I searched and searched around town and visited 6 local fish shop within a 25 mile radias, only thing I came across for something that looks nice to be planted in my piranha tank was called "Cladophora aegagropila", the shop labeled it as "Moss Ball". The price for it was $1.99 for each ball. Now my question is, Can I take a knife and splice into this "Moss Ball" and place it on driftwoods and do a spiral wrap with very thin fish line?

My concerns.

*Regarding this "Moss Ball", Will the "Moss Ball" die if I splice it with a knife?*
Or do the "Moss Ball" just sits in the tank and grow itself out. I just want to find a cheaper alternative to put moss on my driftwood so it could grow.

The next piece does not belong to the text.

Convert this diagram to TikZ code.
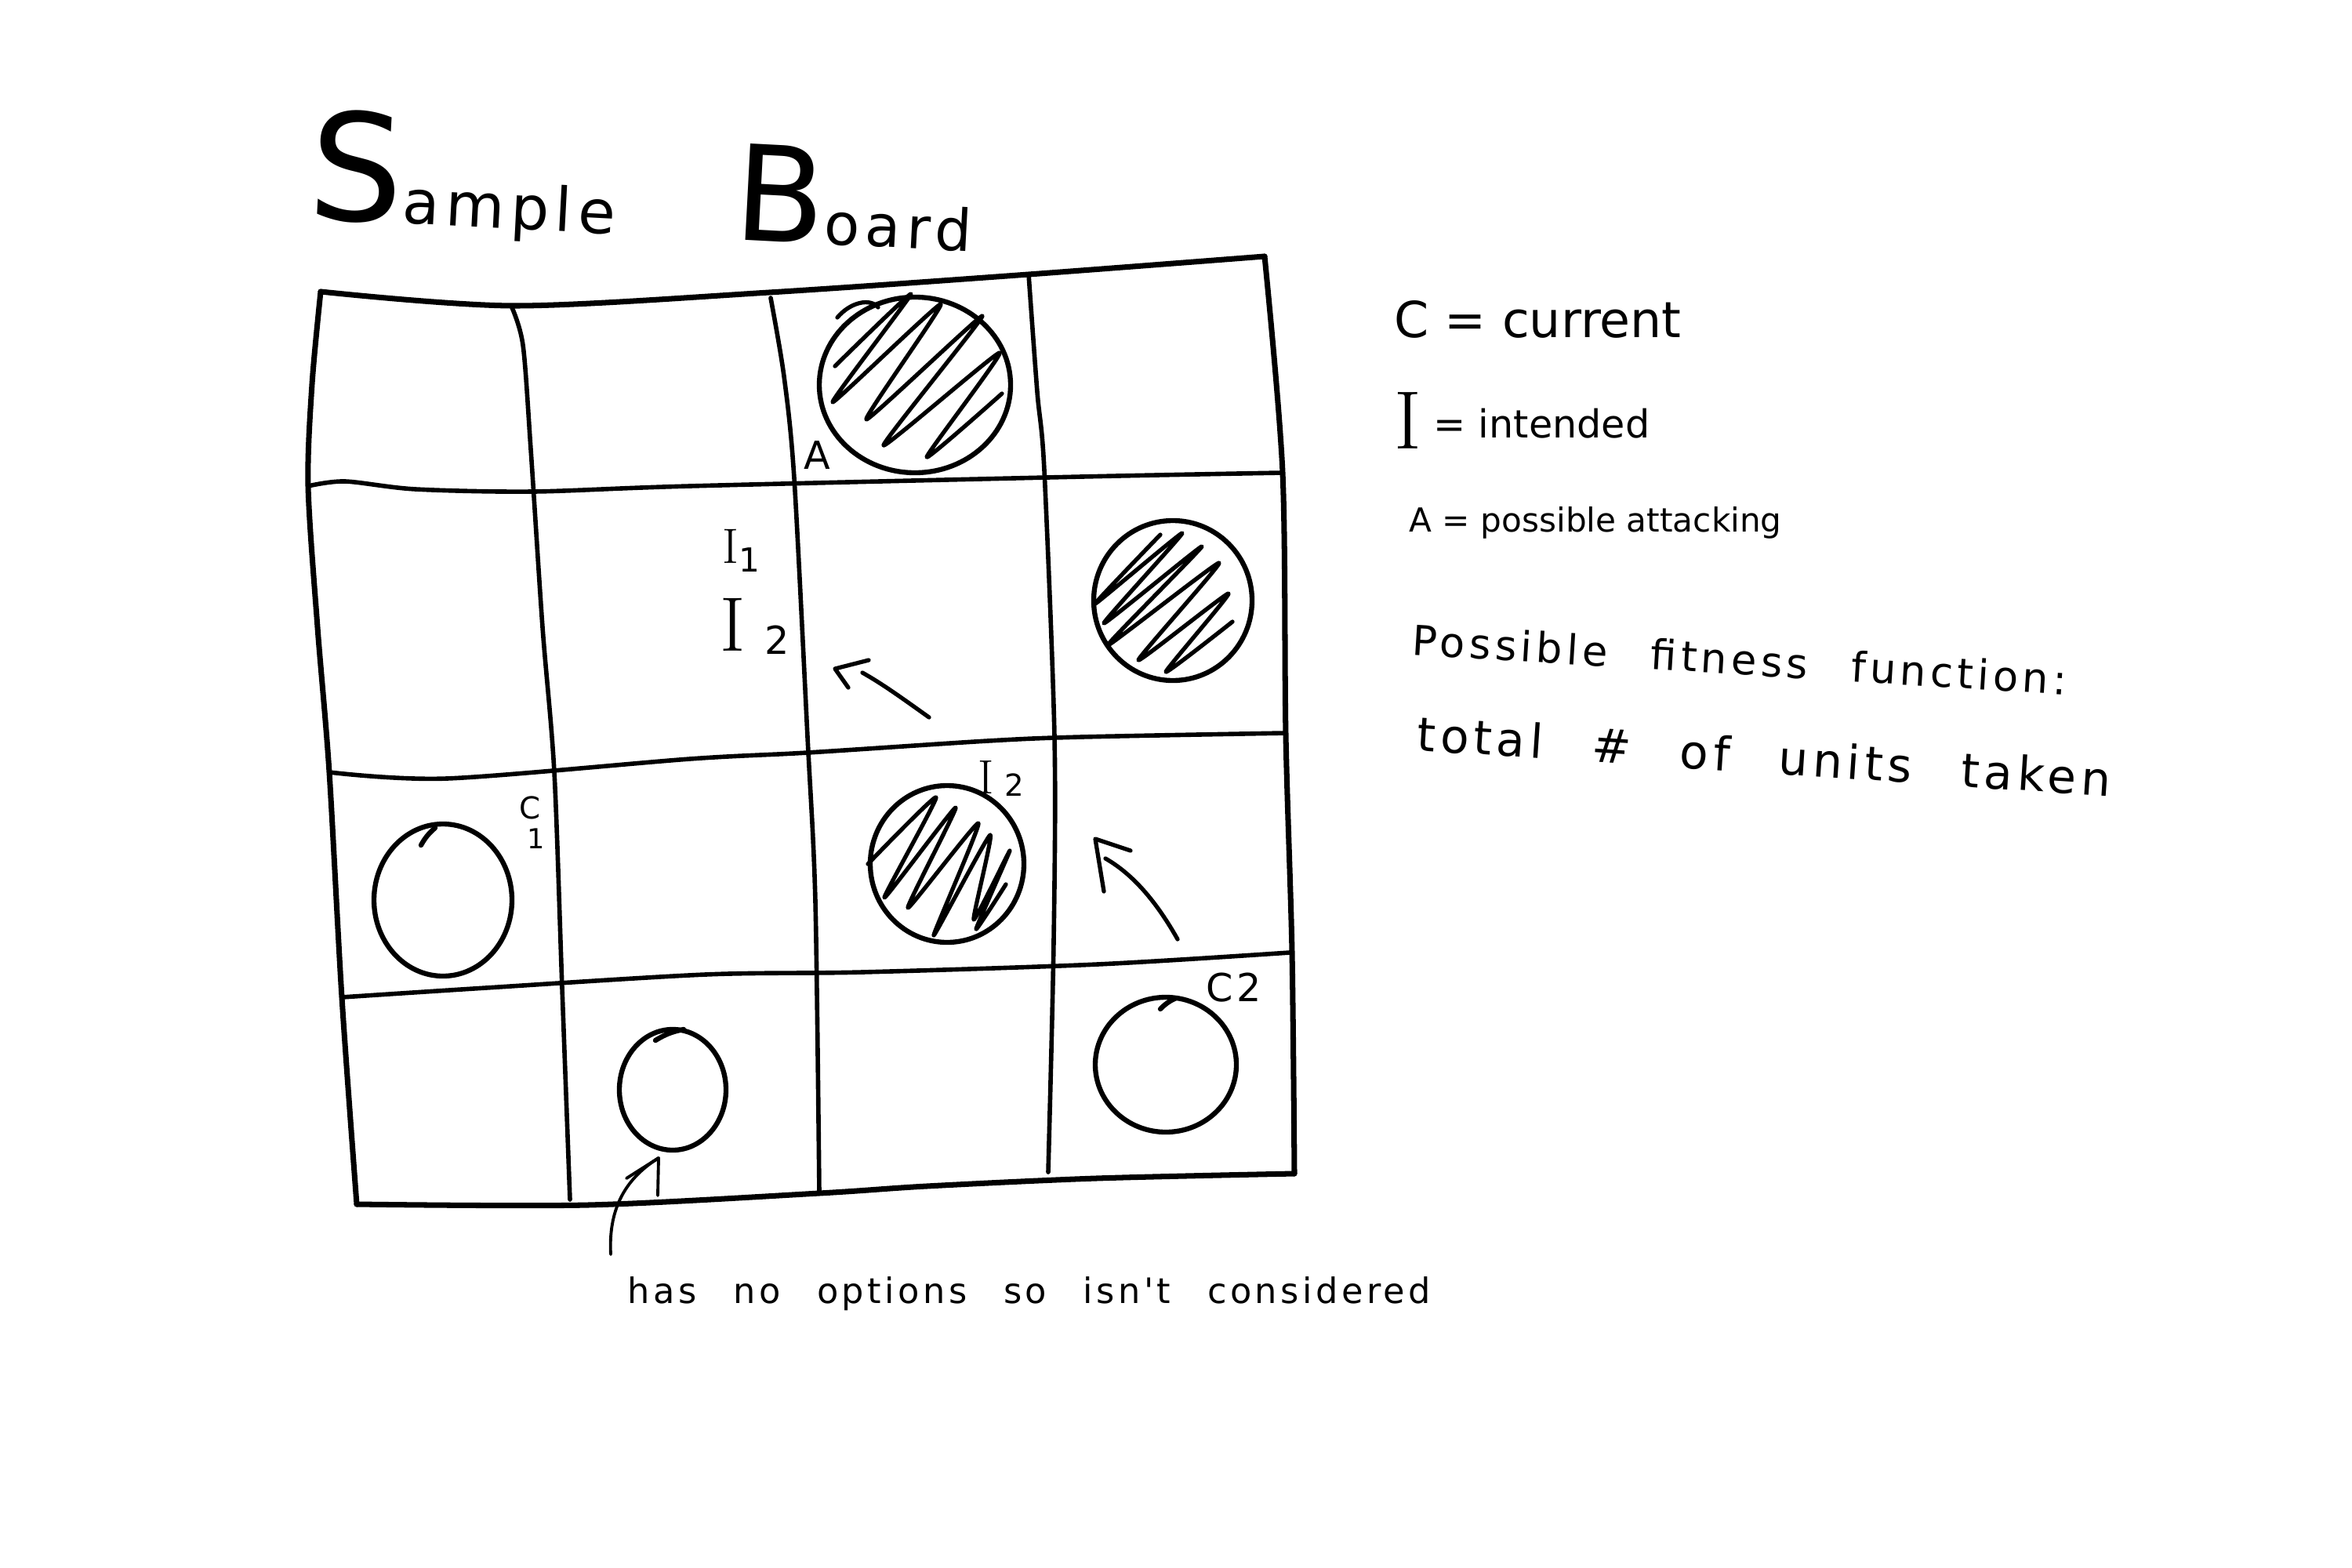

I bought four balls and have it in a seperate tank with no fish in it, just to see how it's doing. I could of swore it moved to the light that I turned on.

Inputs welcome.









Here's how it looks like. It's basically a Moss in a ball form.


----------



## BlackSunshine

I highly reccomend you remove the Mossball. I had one. and am suspect that it is the cause of my hair algae outbreak. As Mossballs are infact hair algae that has grown into a ball shape.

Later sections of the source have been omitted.